[PATCH RFC 1/4] xfs: require an rcu grace period before inode recycle

Brian Foster <bfoster@xxxxxxxxxx> · Thu, 17 Feb 2022 12:25:15 -0500

The XFS inode allocation algorithm aggressively reuses recently
freed inodes. This is historical behavior that has been in place for
quite some time, since XFS was imported to mainline Linux. Once the
VFS adopted RCUwalk path lookups (also some time ago), this behavior
became slightly incompatible because the inode recycle path doesn't
isolate concurrent access to the inode from the VFS.

This has recently manifested as problems in the VFS when XFS happens
to change the type or properties of a recently unlinked inode while
still involved in an RCU lookup. For example, if the VFS refers to a
previous incarnation of a symlink inode, obtains the ->get_link()
callback from inode_operations, and the latter happens to change to
a non-symlink type via a recycle event, the ->get_link() callback
pointer is reset to NULL and the lookup results in a crash.

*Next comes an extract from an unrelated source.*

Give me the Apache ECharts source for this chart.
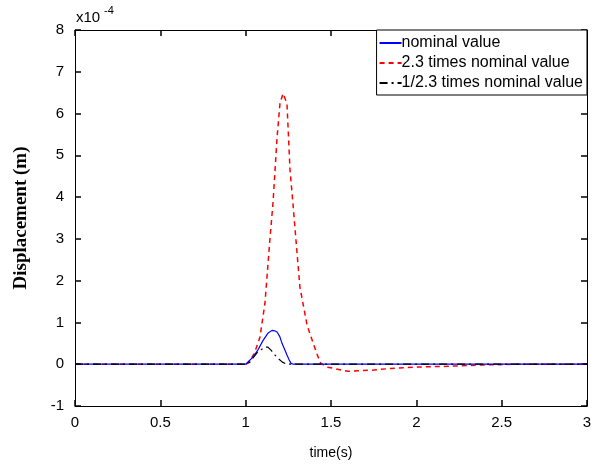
<!DOCTYPE html>
<html><head><meta charset="utf-8">
<script src="https://cdn.jsdelivr.net/npm/echarts@6/dist/echarts.min.js"></script>
<style>html,body{margin:0;padding:0;background:#fff}#c{width:606px;height:468px}</style>
</head><body><div id="c"></div>
<script>
const seriesNames = ['nominal value', '2.3 times nominal value', '1/2.3 times nominal value'];
const xTicks = [0, 0.5, 1, 1.5, 2, 2.5, 3];
const yTicks = [-1, 0, 1, 2, 3, 4, 5, 6, 7, 8];
// values in units of 1e-4 m
const nominal = [[0,0],[1.0,0],[1.008,0.02],[1.043,0.17],[1.07,0.33],[1.102,0.57],[1.13,0.74],[1.154,0.81],[1.17,0.80],[1.184,0.77],[1.2,0.66],[1.213,0.5],[1.228,0.36],[1.242,0.22],[1.255,0.1],[1.266,0.02],[1.28,0],[3,0]];
const times23 = [[0,0],[1.0,0],[1.014,0.02],[1.05,0.25],[1.084,0.65],[1.113,1.46],[1.143,3.04],[1.16,3.85],[1.184,5.43],[1.201,6.24],[1.219,6.48],[1.242,6.24],[1.26,4.64],[1.277,3.85],[1.301,2.66],[1.318,1.84],[1.36,0.93],[1.42,0.22],[1.44,0.02],[1.48,-0.07],[1.6,-0.17],[1.75,-0.14],[1.85,-0.1],[1.98,-0.07],[2.18,-0.05],[2.37,-0.02],[2.6,0],[3,0]];
const times1_23 = [[0,0],[1.0,0],[1.025,0.05],[1.07,0.29],[1.113,0.41],[1.13,0.41],[1.15,0.33],[1.172,0.22],[1.19,0.14],[1.215,0.05],[1.24,0],[3,0]];

const chart = echarts.init(document.getElementById('c'));
const axisFont = () => ({fontFamily:'Liberation Sans, Arial', fontSize:15, color:'#000'});
const tick = () => ({show:true, inside:true, length:6, lineStyle:{color:'#000', width:1.5}});
chart.setOption({
  animation:false,
  grid:{left:75, right:19, top:30, bottom:62},
  legend:{
    orient:'vertical', right:19, top:30, itemWidth:22, itemHeight:10, itemGap:4,
    padding:[5,4,4,2], borderColor:'#000', borderWidth:1, backgroundColor:'#fff',
    itemStyle:{opacity:0},
    textStyle:{fontFamily:'Liberation Sans, Arial', fontSize:16, color:'#000', padding:[0,0,0,-5]},
    data:seriesNames
  },
  xAxis:[{
    type:'value', min:0, max:3, interval:0.5, position:'bottom',
    name:'time(s)', nameLocation:'middle', nameGap:40,
    nameTextStyle:{fontFamily:'Liberation Sans, Arial', fontSize:14, color:'#000'},
    axisLine:{show:true, onZero:false, lineStyle:{color:'#000'}}, axisTick:tick(),
    axisLabel:Object.assign({margin:9}, axisFont()),
    splitLine:{show:false}
  },{
    type:'value', min:0, max:3, interval:0.5, position:'top',
    axisLine:{show:true, onZero:false, lineStyle:{color:'#000'}}, axisTick:tick(), axisLabel:{show:false}, splitLine:{show:false}
  }],
  yAxis:[{
    type:'value', min:-1, max:8, interval:1, position:'left',
    name:'Displacement (m)', nameLocation:'middle', nameGap:44,
    nameTextStyle:{fontFamily:'Liberation Serif, Times New Roman', fontWeight:'bold', fontSize:19, color:'#000'},
    axisLine:{show:true, onZero:false, lineStyle:{color:'#000'}}, axisTick:tick(),
    axisLabel:Object.assign({margin:11}, axisFont()),
    splitLine:{show:false}
  },{
    type:'value', min:-1, max:8, interval:1, position:'right',
    axisLine:{show:true, onZero:false, lineStyle:{color:'#000'}}, axisTick:tick(), axisLabel:{show:false}, splitLine:{show:false}
  }],
  graphic:[{
    type:'text', left:76, top:10,
    style:{text:'x10', fontFamily:'Liberation Sans, Arial', fontSize:15, fill:'#000'}
  },{
    type:'text', left:104, top:5,
    style:{text:'-4', fontFamily:'Liberation Sans, Arial', fontSize:11, fill:'#000'}
  }],
  series:[
    {name:seriesNames[0], type:'line', data:nominal, symbol:'none', z:3,
     lineStyle:{color:'#0000ff', width:1.2, type:'solid'}, itemStyle:{color:'#0000ff'}},
    {name:seriesNames[1], type:'line', data:times23, symbol:'none', z:2,
     lineStyle:{color:'#ff0000', width:1.5, type:[5,4]}, itemStyle:{color:'#ff0000'}},
    {name:seriesNames[2], type:'line', data:times1_23, symbol:'none', z:4,
     lineStyle:{color:'#000', width:1.2, type:[8,4,2,4]}, itemStyle:{color:'#000'}}
  ]
});
</script></body></html>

To avoid this class of problem, isolate in-core inodes for recycling
with an RCU grace period. This is the same level of protection the
VFS expects for inactivated inodes that are never reused, and so
guarantees no further concurrent access before the type or
properties of the inode change. We don't want an unconditional
synchronize_rcu() event here because that would result in a
significant performance impact to mixed inode allocation workloads.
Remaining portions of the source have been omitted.